The Roma, Sinti and Camminanti are ethnic groups that have lived nomadically in Europe for hundreds of years. In Italy, it is estimated that there are between 120,000 and 180,000 people who belong to those communities. 

While more than half of them are formally Italian citizens, the Roma, Sinti and Camminanti are often victims of hate crimes and discrimination, especially those who are living in poverty and staying at unofficial settlements.

Among these, there were at least 26,000 people residing in emergency shelters in 2017, according to data from the July 21 Defense Association, as reported by the Deutsche Welle.

"The photo of the child of Primavalle, Rome's 5-star neighborhood, who is evicted into the street by his implacable (with the weak) police, who obeys Salvini, is the symbol of this government: there is no mercy with the poor and homeless, just to receive the news."

The League party leader, who has publicly acknowledged being an ethno-nationalist, has built his political career on the basis of questioning the presence of non-European or non-white migrants in Italy.

“The Roma community has long been a target of Salvini, whose rise to prominence often involved press appearances at Roma camps, which he has frequently threatened to raze. Few minorities are treated with much contempt in Italy as the Roma, who face prejudice and stereotypes that are deeply ingrained in the social consciousness," The British Guardian newspaper said in its report on the news.

In the last month, besides carrying out actions against migrant rescue ships such as the Sea Watch commanded by Captain Rackete, Minister Salvini closed the largest refugee camp in his country.

As part of his efforts to curb the presence of immigrants, the Italian interior minister now wants the Roma, Sinti and Camminanti to be sent to their countries of origin, which could become a very difficult task considering that these ethnic groups are often stateless.
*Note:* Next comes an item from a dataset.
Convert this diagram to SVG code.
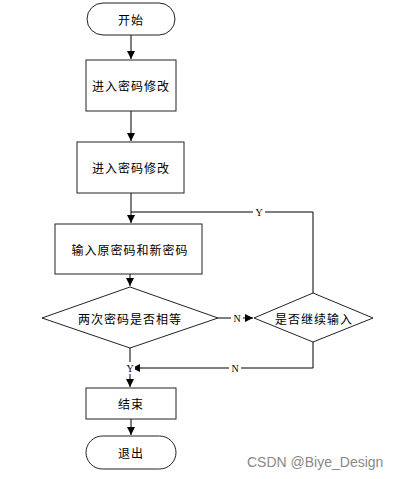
<svg xmlns="http://www.w3.org/2000/svg" width="415" height="479" viewBox="0 0 415 479">
<style>
.n{fill:#fff;stroke:#222;stroke-width:1}
.t{font-family:"Noto Sans CJK SC","Noto Sans",sans-serif;font-size:12px;fill:#000;text-anchor:middle;dominant-baseline:central;letter-spacing:1px}
.c{fill:none;stroke:#000;stroke-width:1}
.l{font-family:"Liberation Serif",serif;font-size:10px;fill:#000;text-anchor:middle;dominant-baseline:central}
.w{font-family:"Liberation Sans",sans-serif;font-size:14px;fill:#888}
</style>
<defs>
<marker id="a" viewBox="0 0 10 10" refX="10" refY="5" markerWidth="8" markerHeight="8" markerUnits="userSpaceOnUse" orient="auto">
<path d="M0,0L10,5L0,10z" fill="#000"/>
</marker>
</defs>
<rect width="415" height="479" fill="#fff"/>
<g id="connectors">
<path class="c" d="M131,35V59" marker-end="url(#a)"/>
<path class="c" d="M131,111V141" marker-end="url(#a)"/>
<path class="c" d="M131,193V223" marker-end="url(#a)"/>
<path class="c" d="M313,293V212H131"/>
<path class="c" d="M130,274V286" marker-end="url(#a)"/>
<path class="c" d="M218,318H253" marker-end="url(#a)"/>
<path class="c" d="M313,342V368H132" marker-end="url(#a)"/>
<path class="c" d="M130,348V387" marker-end="url(#a)"/>
<path class="c" d="M131,419V435" marker-end="url(#a)"/>
<rect x="253" y="206" width="12" height="12" fill="#fff"/>
<text class="l" x="259" y="212">Y</text>
<rect x="231" y="312" width="12" height="12" fill="#fff"/>
<text class="l" x="237" y="318">N</text>
<rect x="229" y="362" width="12" height="12" fill="#fff"/>
<text class="l" x="235" y="368">N</text>
<rect x="125" y="362" width="10" height="12" fill="#fff"/>
<text class="l" x="130" y="368">Y</text>
</g>
<g id="start">
<rect class="n" x="87" y="3" width="88" height="32" rx="16"/>
<text class="t" x="131" y="19">开始</text>
</g>
<g id="box1">
<rect class="n" x="86" y="60" width="90" height="51"/>
<text class="t" x="131" y="85.5">进入密码修改</text>
</g>
<g id="box2">
<rect class="n" x="77" y="142" width="107" height="51"/>
<text class="t" x="131" y="167.5">进入密码修改</text>
</g>
<g id="box3">
<rect class="n" x="55" y="224" width="147" height="50"/>
<text class="t" x="130" y="249">输入原密码和新密码</text>
</g>
<g id="dec1">
<polygon class="n" points="130,287 218,318 130,348 42,318"/>
<text class="t" x="130" y="318">两次密码是否相等</text>
</g>
<g id="dec2">
<polygon class="n" points="313,293 373,318 313,342 254,318"/>
<text class="t" x="314" y="318">是否继续输入</text>
</g>
<g id="end">
<rect class="n" x="86" y="388" width="90" height="31"/>
<text class="t" x="131" y="403.5">结束</text>
</g>
<g id="exit">
<rect class="n" x="86" y="436" width="90" height="33" rx="16.5"/>
<text class="t" x="131" y="452.5">退出</text>
</g>
<text class="w" x="247" y="467">CSDN @Biye_Design</text>
</svg>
Unfortunately, this type of surveillance policies against certain ethnic groups, which was a typical practice of the twentieth-century fascism, is not new.

In fact, in 2009, the European Committee of Social Rights (ECSR) stated that Italy had adopted policies against the Roma that violated the principle of non-discrimination and the right to housing.

"An ethnicity-based census would violate articles of the Italian Constitution and international treaties... Furthermore, Italy is already under observation by the European monitoring bodies for the use of discriminatory and segregating policies towards Roma and Sinti populations present in the national territory as well as in the persistent forced eviction operations," local media, Fanpage, recalled.